[Begin]
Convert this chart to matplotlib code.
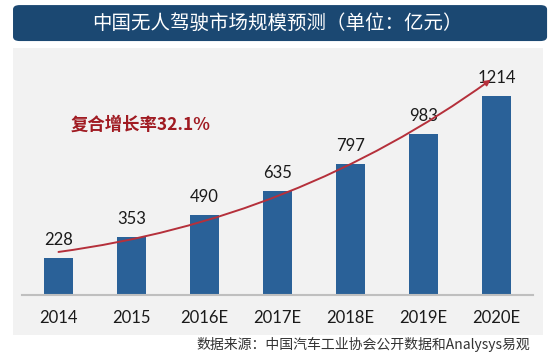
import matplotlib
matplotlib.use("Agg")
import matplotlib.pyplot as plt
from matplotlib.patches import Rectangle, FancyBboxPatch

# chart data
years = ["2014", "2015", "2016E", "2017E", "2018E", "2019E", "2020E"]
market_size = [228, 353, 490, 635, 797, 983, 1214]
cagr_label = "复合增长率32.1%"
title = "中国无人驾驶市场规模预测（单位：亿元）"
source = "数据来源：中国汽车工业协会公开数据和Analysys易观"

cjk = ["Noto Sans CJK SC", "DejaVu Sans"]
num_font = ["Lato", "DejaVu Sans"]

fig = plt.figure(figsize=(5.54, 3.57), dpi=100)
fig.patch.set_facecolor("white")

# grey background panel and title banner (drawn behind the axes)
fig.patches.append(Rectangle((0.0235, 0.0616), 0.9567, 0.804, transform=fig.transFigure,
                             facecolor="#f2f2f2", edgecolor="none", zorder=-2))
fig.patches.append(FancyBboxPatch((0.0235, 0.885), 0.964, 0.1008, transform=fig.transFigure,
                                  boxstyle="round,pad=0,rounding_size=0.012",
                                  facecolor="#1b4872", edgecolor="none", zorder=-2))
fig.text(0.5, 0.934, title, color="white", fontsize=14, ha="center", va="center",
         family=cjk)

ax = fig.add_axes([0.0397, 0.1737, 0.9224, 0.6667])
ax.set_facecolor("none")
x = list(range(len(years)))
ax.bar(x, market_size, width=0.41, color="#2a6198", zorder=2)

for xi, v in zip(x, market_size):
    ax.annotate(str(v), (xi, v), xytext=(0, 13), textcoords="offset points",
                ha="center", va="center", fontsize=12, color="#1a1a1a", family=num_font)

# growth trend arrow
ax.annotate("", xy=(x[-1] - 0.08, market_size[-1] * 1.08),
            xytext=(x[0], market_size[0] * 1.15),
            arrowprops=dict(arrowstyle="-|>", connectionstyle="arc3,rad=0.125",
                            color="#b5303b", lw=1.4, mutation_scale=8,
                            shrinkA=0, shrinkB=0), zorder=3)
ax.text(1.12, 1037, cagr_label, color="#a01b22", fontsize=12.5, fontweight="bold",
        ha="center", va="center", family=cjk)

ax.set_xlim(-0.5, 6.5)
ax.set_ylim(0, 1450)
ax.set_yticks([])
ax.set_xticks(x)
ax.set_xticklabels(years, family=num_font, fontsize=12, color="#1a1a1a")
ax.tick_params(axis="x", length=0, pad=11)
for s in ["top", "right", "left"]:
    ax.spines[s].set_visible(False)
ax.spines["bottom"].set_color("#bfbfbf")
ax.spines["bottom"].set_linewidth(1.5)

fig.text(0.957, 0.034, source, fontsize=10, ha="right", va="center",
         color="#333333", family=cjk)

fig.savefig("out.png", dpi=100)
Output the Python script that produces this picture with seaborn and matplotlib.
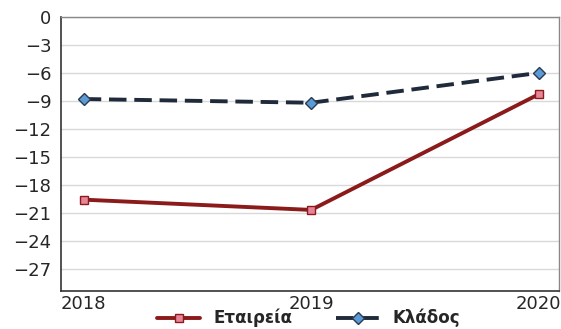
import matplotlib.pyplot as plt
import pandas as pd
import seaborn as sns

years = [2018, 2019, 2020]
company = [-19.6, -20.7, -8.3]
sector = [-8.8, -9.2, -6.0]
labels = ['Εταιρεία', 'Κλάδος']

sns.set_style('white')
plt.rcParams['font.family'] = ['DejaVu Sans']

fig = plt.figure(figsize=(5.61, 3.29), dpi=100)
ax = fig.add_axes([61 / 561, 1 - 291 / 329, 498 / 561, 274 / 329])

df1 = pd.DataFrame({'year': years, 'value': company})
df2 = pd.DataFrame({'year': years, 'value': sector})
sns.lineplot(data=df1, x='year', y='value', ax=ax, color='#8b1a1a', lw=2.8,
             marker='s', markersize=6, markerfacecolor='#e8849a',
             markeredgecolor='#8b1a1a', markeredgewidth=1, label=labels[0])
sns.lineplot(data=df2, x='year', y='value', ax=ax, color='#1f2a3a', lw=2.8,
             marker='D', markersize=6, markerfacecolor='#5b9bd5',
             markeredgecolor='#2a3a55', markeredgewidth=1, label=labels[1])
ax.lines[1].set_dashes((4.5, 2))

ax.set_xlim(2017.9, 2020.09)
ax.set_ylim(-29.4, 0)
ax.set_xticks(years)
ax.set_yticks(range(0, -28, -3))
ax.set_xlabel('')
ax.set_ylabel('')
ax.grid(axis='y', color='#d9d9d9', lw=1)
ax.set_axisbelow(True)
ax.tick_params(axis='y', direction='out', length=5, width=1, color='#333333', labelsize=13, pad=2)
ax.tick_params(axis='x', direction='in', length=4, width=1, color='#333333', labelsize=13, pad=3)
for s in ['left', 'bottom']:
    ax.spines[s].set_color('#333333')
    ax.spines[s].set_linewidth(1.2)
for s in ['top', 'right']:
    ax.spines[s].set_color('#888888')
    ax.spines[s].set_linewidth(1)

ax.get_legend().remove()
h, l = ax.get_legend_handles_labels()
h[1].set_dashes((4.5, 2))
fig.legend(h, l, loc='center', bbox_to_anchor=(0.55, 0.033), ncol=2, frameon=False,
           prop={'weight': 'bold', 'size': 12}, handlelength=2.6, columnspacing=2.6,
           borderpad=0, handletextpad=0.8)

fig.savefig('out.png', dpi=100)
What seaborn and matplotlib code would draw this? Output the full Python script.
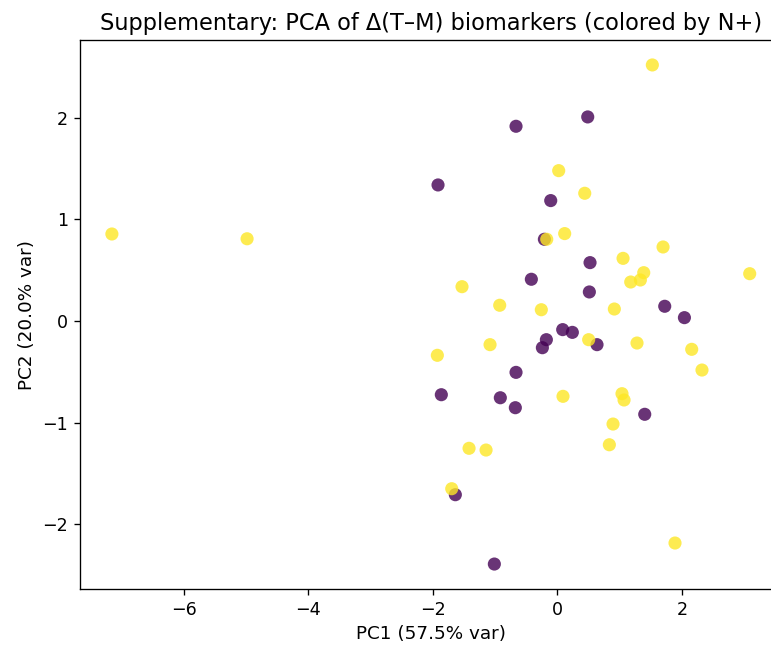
[End]
WHAT TO WORK ON:
Work out how many lines of the listing above include the word "code". Reply with nothing but the count.

EXERCISE SOLUTION:
2